--- Start ---

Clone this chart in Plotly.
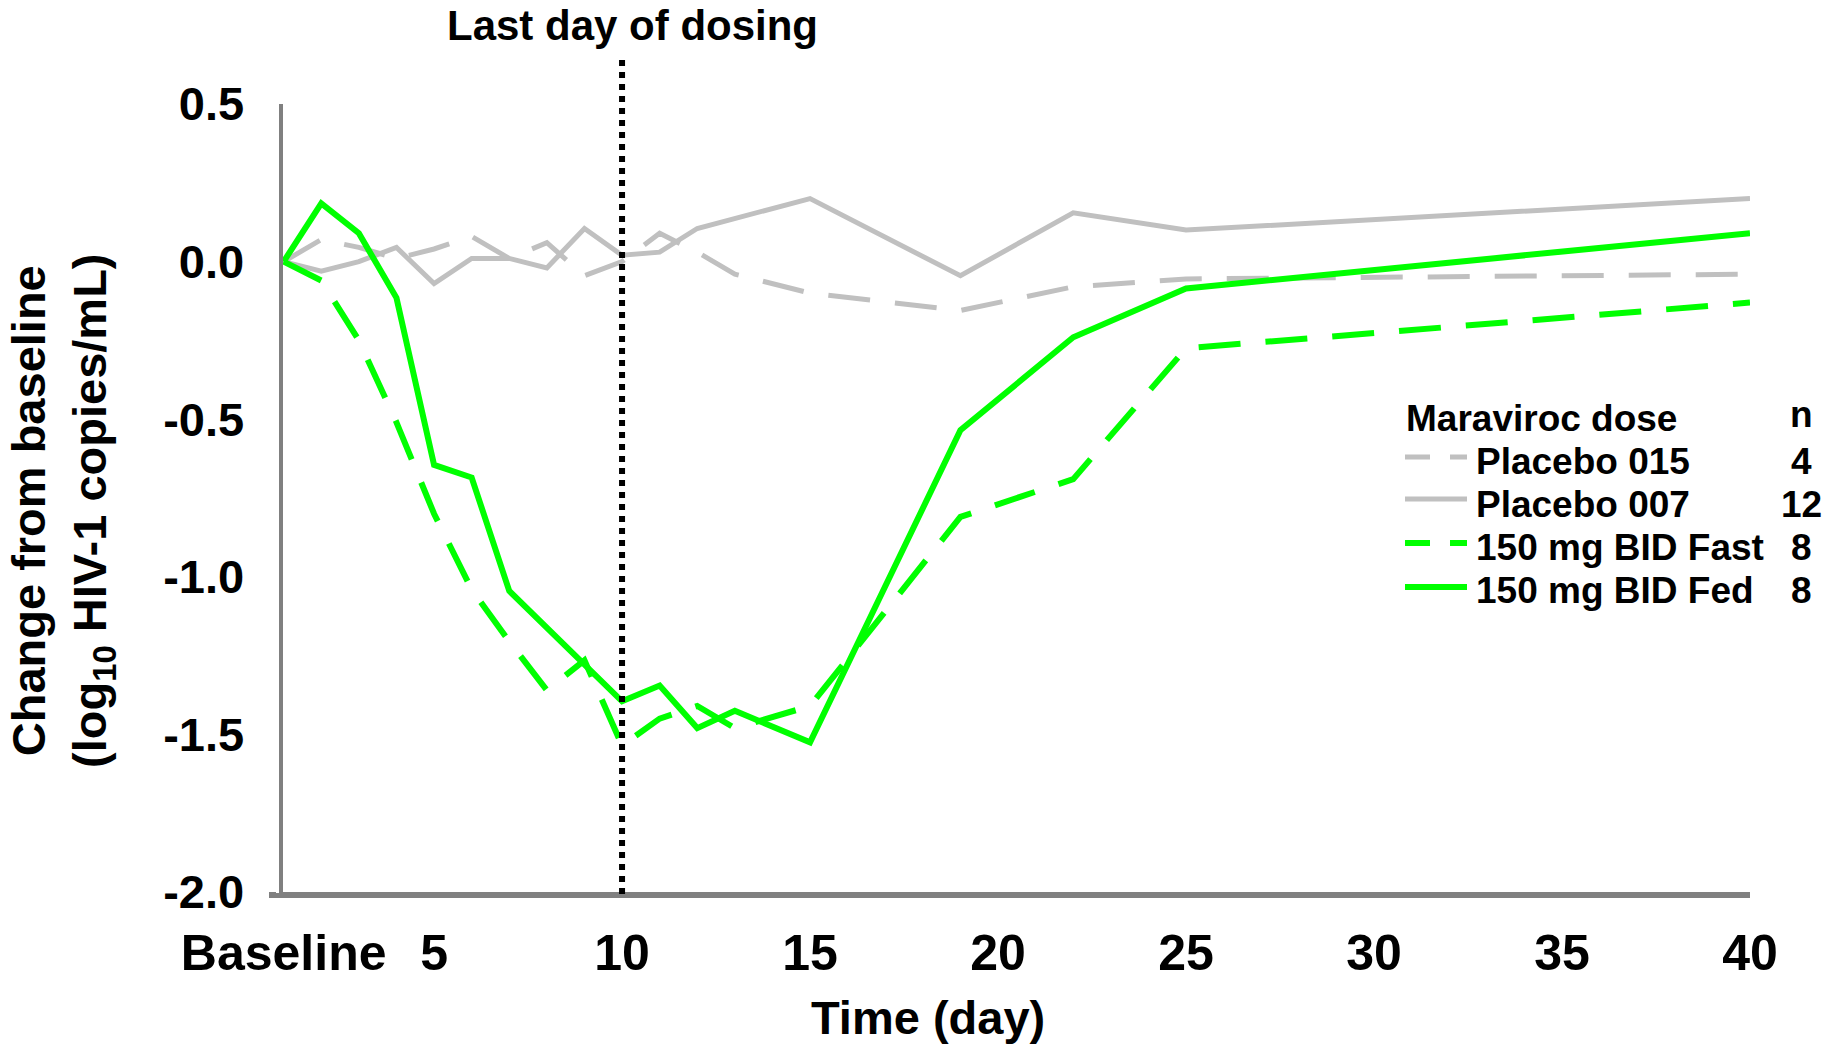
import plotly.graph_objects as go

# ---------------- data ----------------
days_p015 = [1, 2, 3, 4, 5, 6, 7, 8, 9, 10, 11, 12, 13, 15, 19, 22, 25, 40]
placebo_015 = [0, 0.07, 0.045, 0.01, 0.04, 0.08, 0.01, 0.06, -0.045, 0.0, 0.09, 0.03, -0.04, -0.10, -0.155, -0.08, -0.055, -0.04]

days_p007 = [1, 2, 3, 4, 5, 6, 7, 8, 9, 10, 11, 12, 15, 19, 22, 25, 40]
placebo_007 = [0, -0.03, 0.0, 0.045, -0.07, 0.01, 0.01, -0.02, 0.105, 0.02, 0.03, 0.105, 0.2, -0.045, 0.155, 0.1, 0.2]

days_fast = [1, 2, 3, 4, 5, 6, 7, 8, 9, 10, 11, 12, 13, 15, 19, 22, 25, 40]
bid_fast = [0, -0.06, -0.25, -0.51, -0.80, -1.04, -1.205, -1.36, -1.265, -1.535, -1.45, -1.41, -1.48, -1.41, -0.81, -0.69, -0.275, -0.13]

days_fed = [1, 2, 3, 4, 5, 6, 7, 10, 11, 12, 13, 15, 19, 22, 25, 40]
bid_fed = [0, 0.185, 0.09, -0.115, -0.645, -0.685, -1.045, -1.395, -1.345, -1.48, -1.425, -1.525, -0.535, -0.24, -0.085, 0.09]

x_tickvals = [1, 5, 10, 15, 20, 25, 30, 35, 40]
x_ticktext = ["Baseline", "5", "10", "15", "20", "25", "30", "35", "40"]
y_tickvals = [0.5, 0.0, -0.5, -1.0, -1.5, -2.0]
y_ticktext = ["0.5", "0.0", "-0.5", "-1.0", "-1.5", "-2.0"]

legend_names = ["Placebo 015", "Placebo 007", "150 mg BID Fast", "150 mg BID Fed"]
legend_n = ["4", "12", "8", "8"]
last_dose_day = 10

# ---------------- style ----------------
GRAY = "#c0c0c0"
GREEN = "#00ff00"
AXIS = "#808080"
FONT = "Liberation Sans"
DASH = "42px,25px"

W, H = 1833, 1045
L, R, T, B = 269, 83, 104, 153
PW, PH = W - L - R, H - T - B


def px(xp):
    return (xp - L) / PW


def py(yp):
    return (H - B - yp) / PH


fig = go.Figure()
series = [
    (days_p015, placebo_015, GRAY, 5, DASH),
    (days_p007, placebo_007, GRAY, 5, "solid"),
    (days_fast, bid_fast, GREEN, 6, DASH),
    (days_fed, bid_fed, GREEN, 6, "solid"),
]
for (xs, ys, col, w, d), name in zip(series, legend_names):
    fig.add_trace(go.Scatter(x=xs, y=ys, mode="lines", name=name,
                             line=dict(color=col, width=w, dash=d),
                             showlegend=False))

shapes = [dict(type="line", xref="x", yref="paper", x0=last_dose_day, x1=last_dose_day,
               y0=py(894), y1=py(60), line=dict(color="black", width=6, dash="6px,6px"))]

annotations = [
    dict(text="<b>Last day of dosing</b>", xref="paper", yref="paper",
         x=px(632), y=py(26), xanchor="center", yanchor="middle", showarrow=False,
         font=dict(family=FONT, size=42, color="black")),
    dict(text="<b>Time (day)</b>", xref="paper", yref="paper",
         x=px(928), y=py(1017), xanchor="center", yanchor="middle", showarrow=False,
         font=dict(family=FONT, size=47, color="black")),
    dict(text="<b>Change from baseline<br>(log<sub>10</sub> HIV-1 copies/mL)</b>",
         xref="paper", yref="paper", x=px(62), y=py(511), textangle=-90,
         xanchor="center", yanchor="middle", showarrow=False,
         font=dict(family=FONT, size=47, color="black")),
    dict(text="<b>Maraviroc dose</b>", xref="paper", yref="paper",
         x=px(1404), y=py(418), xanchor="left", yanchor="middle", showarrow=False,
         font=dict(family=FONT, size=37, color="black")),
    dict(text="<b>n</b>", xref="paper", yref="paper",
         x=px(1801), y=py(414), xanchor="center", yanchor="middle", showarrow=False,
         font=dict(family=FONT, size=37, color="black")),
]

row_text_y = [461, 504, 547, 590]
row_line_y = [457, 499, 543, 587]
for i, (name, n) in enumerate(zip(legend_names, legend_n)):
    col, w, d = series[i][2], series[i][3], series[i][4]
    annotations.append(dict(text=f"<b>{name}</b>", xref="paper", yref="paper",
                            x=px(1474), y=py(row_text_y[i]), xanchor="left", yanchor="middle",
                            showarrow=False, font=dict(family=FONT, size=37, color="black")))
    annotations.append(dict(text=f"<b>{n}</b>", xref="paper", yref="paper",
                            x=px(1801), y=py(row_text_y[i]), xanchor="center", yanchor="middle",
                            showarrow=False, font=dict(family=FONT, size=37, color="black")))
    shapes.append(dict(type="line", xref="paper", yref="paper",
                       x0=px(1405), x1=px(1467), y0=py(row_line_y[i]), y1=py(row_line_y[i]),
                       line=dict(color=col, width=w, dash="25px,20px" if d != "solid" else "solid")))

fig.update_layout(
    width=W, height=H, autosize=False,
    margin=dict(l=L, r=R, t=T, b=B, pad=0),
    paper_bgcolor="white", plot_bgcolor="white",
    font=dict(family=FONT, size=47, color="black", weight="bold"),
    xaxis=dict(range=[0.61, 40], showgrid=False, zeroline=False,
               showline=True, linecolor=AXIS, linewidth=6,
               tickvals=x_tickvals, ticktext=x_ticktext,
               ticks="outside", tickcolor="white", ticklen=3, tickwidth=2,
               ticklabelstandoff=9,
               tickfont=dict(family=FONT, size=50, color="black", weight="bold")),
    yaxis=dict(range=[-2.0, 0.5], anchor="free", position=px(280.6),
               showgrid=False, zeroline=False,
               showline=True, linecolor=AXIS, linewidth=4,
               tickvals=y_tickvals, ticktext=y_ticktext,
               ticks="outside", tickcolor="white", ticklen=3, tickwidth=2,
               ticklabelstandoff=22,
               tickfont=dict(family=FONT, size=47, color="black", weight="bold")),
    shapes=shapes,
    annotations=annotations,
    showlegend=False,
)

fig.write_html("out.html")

--- End ---

▶ _OBJECTIVE_
Copy each line above precisely, dropping the pictures.

▶ _EXPECTED OUTPUT_
Clone this chart in Plotly.
import plotly.graph_objects as go

# ---------------- data ----------------
days_p015 = [1, 2, 3, 4, 5, 6, 7, 8, 9, 10, 11, 12, 13, 15, 19, 22, 25, 40]
placebo_015 = [0, 0.07, 0.045, 0.01, 0.04, 0.08, 0.01, 0.06, -0.045, 0.0, 0.09, 0.03, -0.04, -0.10, -0.155, -0.08, -0.055, -0.04]

days_p007 = [1, 2, 3, 4, 5, 6, 7, 8, 9, 10, 11, 12, 15, 19, 22, 25, 40]
placebo_007 = [0, -0.03, 0.0, 0.045, -0.07, 0.01, 0.01, -0.02, 0.105, 0.02, 0.03, 0.105, 0.2, -0.045, 0.155, 0.1, 0.2]

days_fast = [1, 2, 3, 4, 5, 6, 7, 8, 9, 10, 11, 12, 13, 15, 19, 22, 25, 40]
bid_fast = [0, -0.06, -0.25, -0.51, -0.80, -1.04, -1.205, -1.36, -1.265, -1.535, -1.45, -1.41, -1.48, -1.41, -0.81, -0.69, -0.275, -0.13]

days_fed = [1, 2, 3, 4, 5, 6, 7, 10, 11, 12, 13, 15, 19, 22, 25, 40]
bid_fed = [0, 0.185, 0.09, -0.115, -0.645, -0.685, -1.045, -1.395, -1.345, -1.48, -1.425, -1.525, -0.535, -0.24, -0.085, 0.09]

x_tickvals = [1, 5, 10, 15, 20, 25, 30, 35, 40]
x_ticktext = ["Baseline", "5", "10", "15", "20", "25", "30", "35", "40"]
y_tickvals = [0.5, 0.0, -0.5, -1.0, -1.5, -2.0]
y_ticktext = ["0.5", "0.0", "-0.5", "-1.0", "-1.5", "-2.0"]

legend_names = ["Placebo 015", "Placebo 007", "150 mg BID Fast", "150 mg BID Fed"]
legend_n = ["4", "12", "8", "8"]
last_dose_day = 10

# ---------------- style ----------------
GRAY = "#c0c0c0"
GREEN = "#00ff00"
AXIS = "#808080"
FONT = "Liberation Sans"
DASH = "42px,25px"

W, H = 1833, 1045
L, R, T, B = 269, 83, 104, 153
PW, PH = W - L - R, H - T - B


def px(xp):
    return (xp - L) / PW


def py(yp):
    return (H - B - yp) / PH


fig = go.Figure()
series = [
    (days_p015, placebo_015, GRAY, 5, DASH),
    (days_p007, placebo_007, GRAY, 5, "solid"),
    (days_fast, bid_fast, GREEN, 6, DASH),
    (days_fed, bid_fed, GREEN, 6, "solid"),
]
for (xs, ys, col, w, d), name in zip(series, legend_names):
    fig.add_trace(go.Scatter(x=xs, y=ys, mode="lines", name=name,
                             line=dict(color=col, width=w, dash=d),
                             showlegend=False))

shapes = [dict(type="line", xref="x", yref="paper", x0=last_dose_day, x1=last_dose_day,
               y0=py(894), y1=py(60), line=dict(color="black", width=6, dash="6px,6px"))]

annotations = [
    dict(text="<b>Last day of dosing</b>", xref="paper", yref="paper",
         x=px(632), y=py(26), xanchor="center", yanchor="middle", showarrow=False,
         font=dict(family=FONT, size=42, color="black")),
    dict(text="<b>Time (day)</b>", xref="paper", yref="paper",
         x=px(928), y=py(1017), xanchor="center", yanchor="middle", showarrow=False,
         font=dict(family=FONT, size=47, color="black")),
    dict(text="<b>Change from baseline<br>(log<sub>10</sub> HIV-1 copies/mL)</b>",
         xref="paper", yref="paper", x=px(62), y=py(511), textangle=-90,
         xanchor="center", yanchor="middle", showarrow=False,
         font=dict(family=FONT, size=47, color="black")),
    dict(text="<b>Maraviroc dose</b>", xref="paper", yref="paper",
         x=px(1404), y=py(418), xanchor="left", yanchor="middle", showarrow=False,
         font=dict(family=FONT, size=37, color="black")),
    dict(text="<b>n</b>", xref="paper", yref="paper",
         x=px(1801), y=py(414), xanchor="center", yanchor="middle", showarrow=False,
         font=dict(family=FONT, size=37, color="black")),
]

row_text_y = [461, 504, 547, 590]
row_line_y = [457, 499, 543, 587]
for i, (name, n) in enumerate(zip(legend_names, legend_n)):
    col, w, d = series[i][2], series[i][3], series[i][4]
    annotations.append(dict(text=f"<b>{name}</b>", xref="paper", yref="paper",
                            x=px(1474), y=py(row_text_y[i]), xanchor="left", yanchor="middle",
                            showarrow=False, font=dict(family=FONT, size=37, color="black")))
    annotations.append(dict(text=f"<b>{n}</b>", xref="paper", yref="paper",
                            x=px(1801), y=py(row_text_y[i]), xanchor="center", yanchor="middle",
                            showarrow=False, font=dict(family=FONT, size=37, color="black")))
    shapes.append(dict(type="line", xref="paper", yref="paper",
                       x0=px(1405), x1=px(1467), y0=py(row_line_y[i]), y1=py(row_line_y[i]),
                       line=dict(color=col, width=w, dash="25px,20px" if d != "solid" else "solid")))

fig.update_layout(
    width=W, height=H, autosize=False,
    margin=dict(l=L, r=R, t=T, b=B, pad=0),
    paper_bgcolor="white", plot_bgcolor="white",
    font=dict(family=FONT, size=47, color="black", weight="bold"),
    xaxis=dict(range=[0.61, 40], showgrid=False, zeroline=False,
               showline=True, linecolor=AXIS, linewidth=6,
               tickvals=x_tickvals, ticktext=x_ticktext,
               ticks="outside", tickcolor="white", ticklen=3, tickwidth=2,
               ticklabelstandoff=9,
               tickfont=dict(family=FONT, size=50, color="black", weight="bold")),
    yaxis=dict(range=[-2.0, 0.5], anchor="free", position=px(280.6),
               showgrid=False, zeroline=False,
               showline=True, linecolor=AXIS, linewidth=4,
               tickvals=y_tickvals, ticktext=y_ticktext,
               ticks="outside", tickcolor="white", ticklen=3, tickwidth=2,
               ticklabelstandoff=22,
               tickfont=dict(family=FONT, size=47, color="black", weight="bold")),
    shapes=shapes,
    annotations=annotations,
    showlegend=False,
)

fig.write_html("out.html")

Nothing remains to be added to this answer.